Project description
The research aimed at improving understanding of multimodal emotion recognition models by
introducing a framework for visualizing non-temporal and temporal outputs of models predicting
multiple related values for each data entry.
Overview
Various emotion recognition models are being introduced with the rise of powerful Machine Learning,
computational power, and data sources. Most of them rely on Paul Ekman’s concept of 6 basic
emotions, thus predict 6 values in parallel to describe single emotional state.
This, together with data being merged from different modalities, makes interpreting the
results a challenge and opens up opportunities for introducing better visualization techniques that
could enable deeper insights, better understanding of the inner workings of machine learning, and
ultimately better models.
Our work introduces a concept called emotion space, and overlays temporal information over
that space, allowing for comparison between models and modality-dependent data sources. We present
our results for training KNN and LSTM models on the
CMU MOSEI dataset and a dataset
exploring emotion in music.
The project was developed for a Cognitive Science course.
Technologies
Python, Parametric t-SNE, Keras, Sklearn, Plotly
Technical Details
The emotion space is created using Parametric t-SNE by embedding the 6-dimensional emotional state
into a 2-dimensional space. It represents relationships between the emotions as understand through
the prism of training data, grouping similar emotions together and e.g. placing sadness and
happiness on one axis where high sadness and high happiness never coincide.
Emotion Space
The crucial point is the use of Parametric t-SNE instead of classical t-SNE. Given that we’ve
trained a network that maps training data successfully from 6-, to 2-dimensional space, we can then
map any unseen data point into that space again later, visualizing for example predictions of a
model trying to learn multimodal emotion recognition task.

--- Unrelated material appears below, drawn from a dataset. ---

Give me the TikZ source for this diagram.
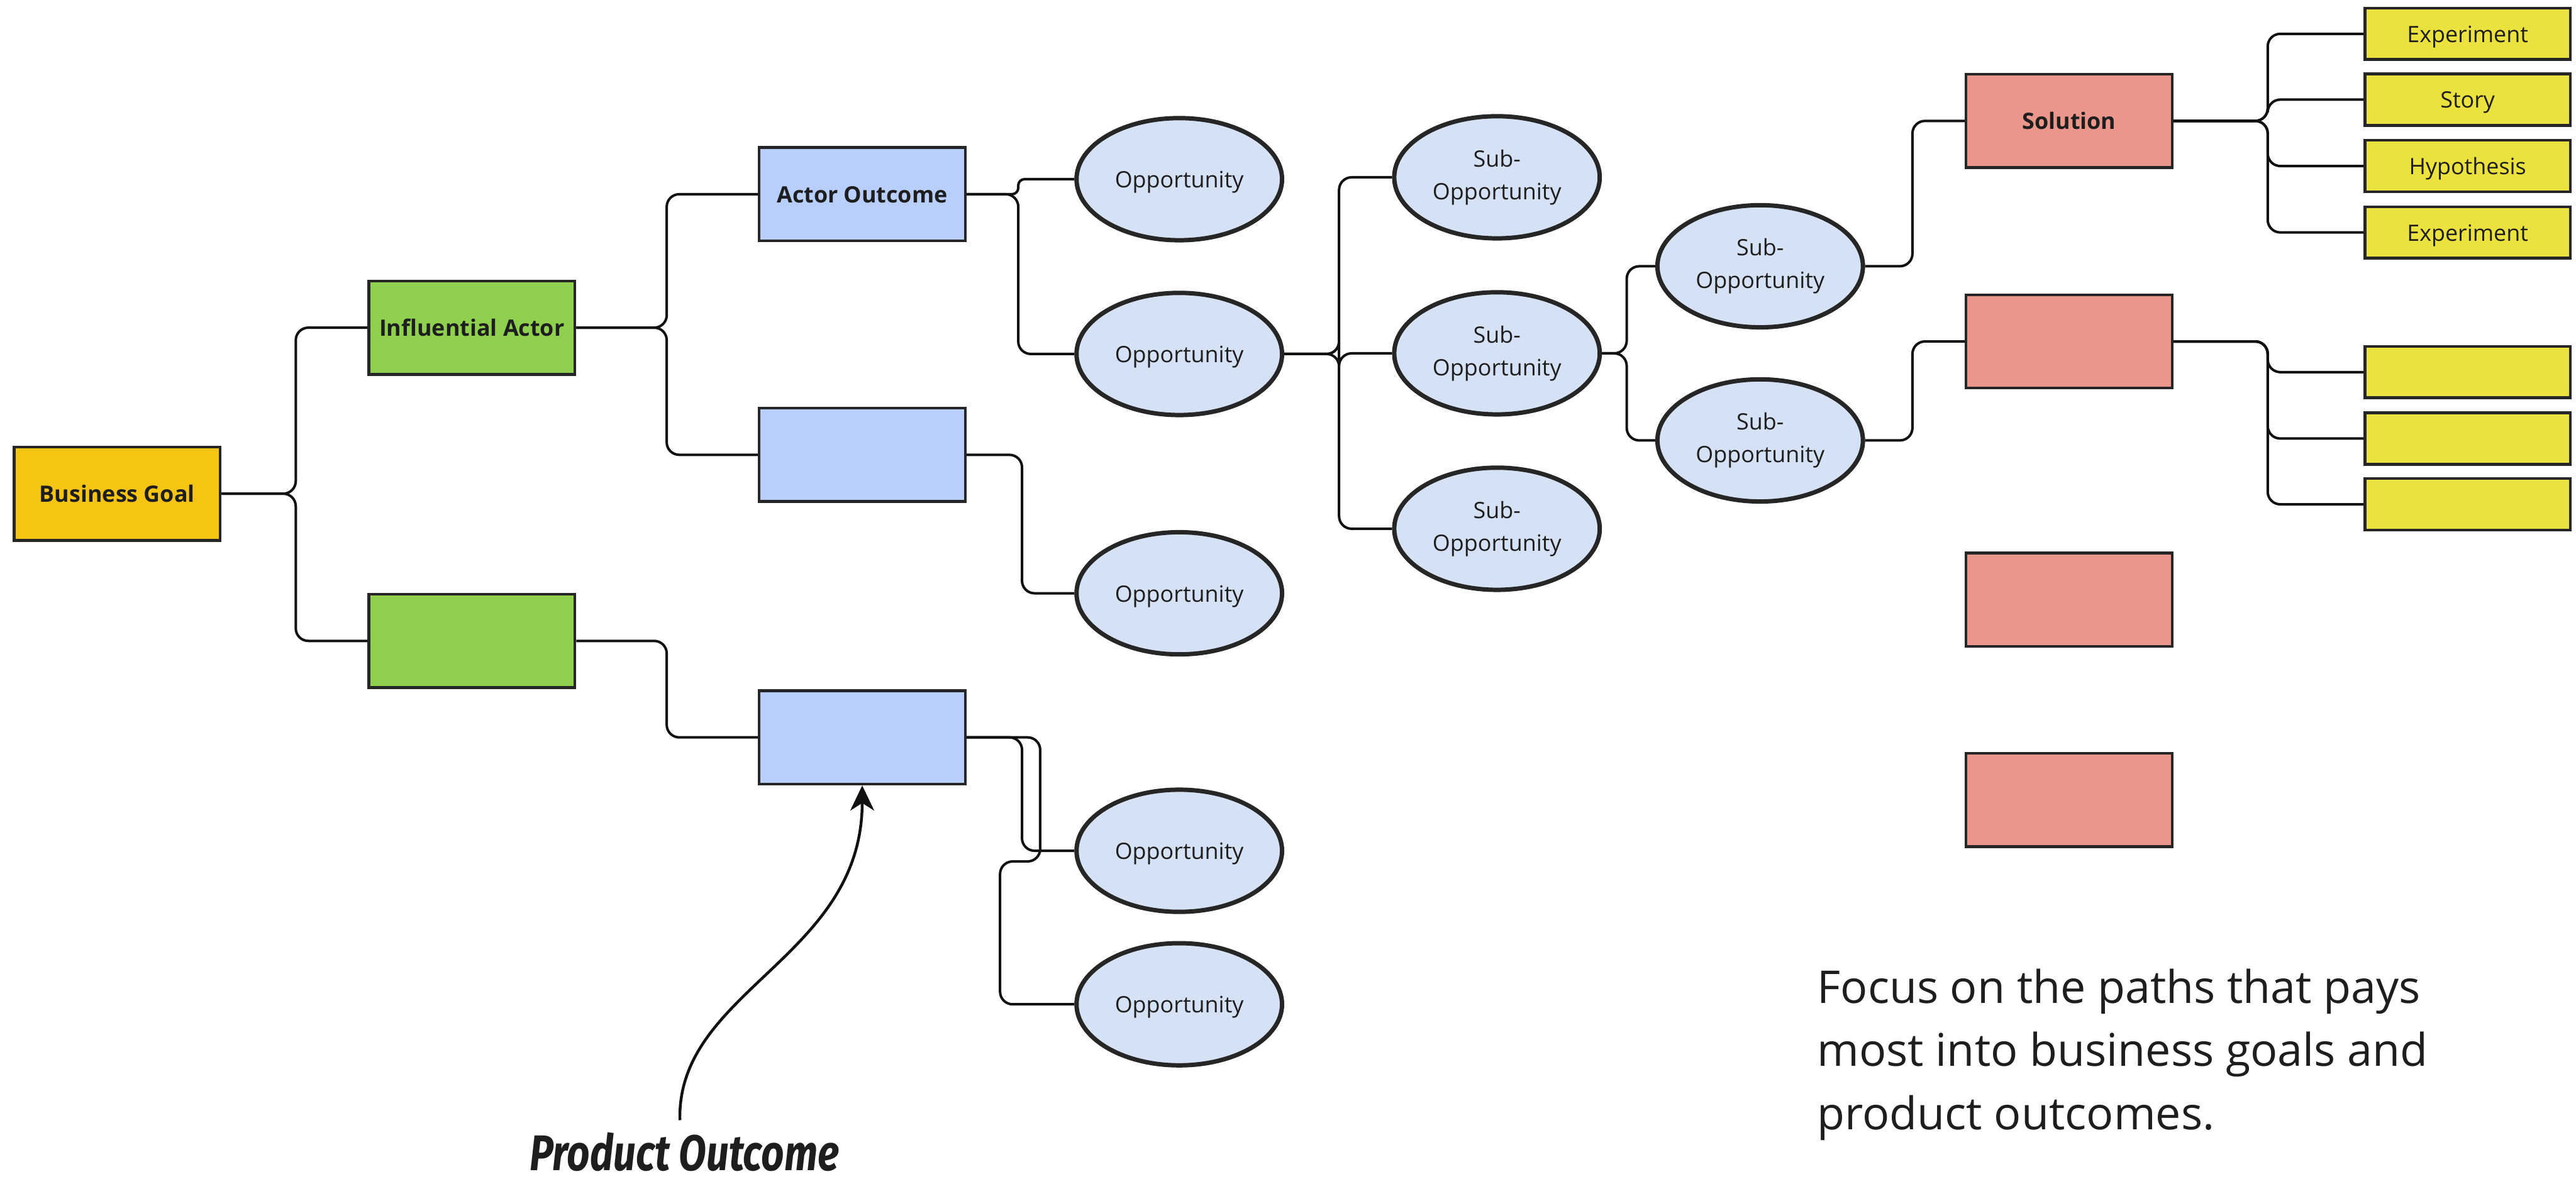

LSTM minimizing MSE by distinguishing only between happy and not-happy
An example could be an LSTM model that produced better MAE than KNN, yet after visualizing the
results we could see that it only learned to differentiate between happy and sad.
For more information, the full report is available
HERE
My contribution
I authored the idea, worked with parametric t-SNE to create the emotion space, and trained the LSTM
model on multiple modalities.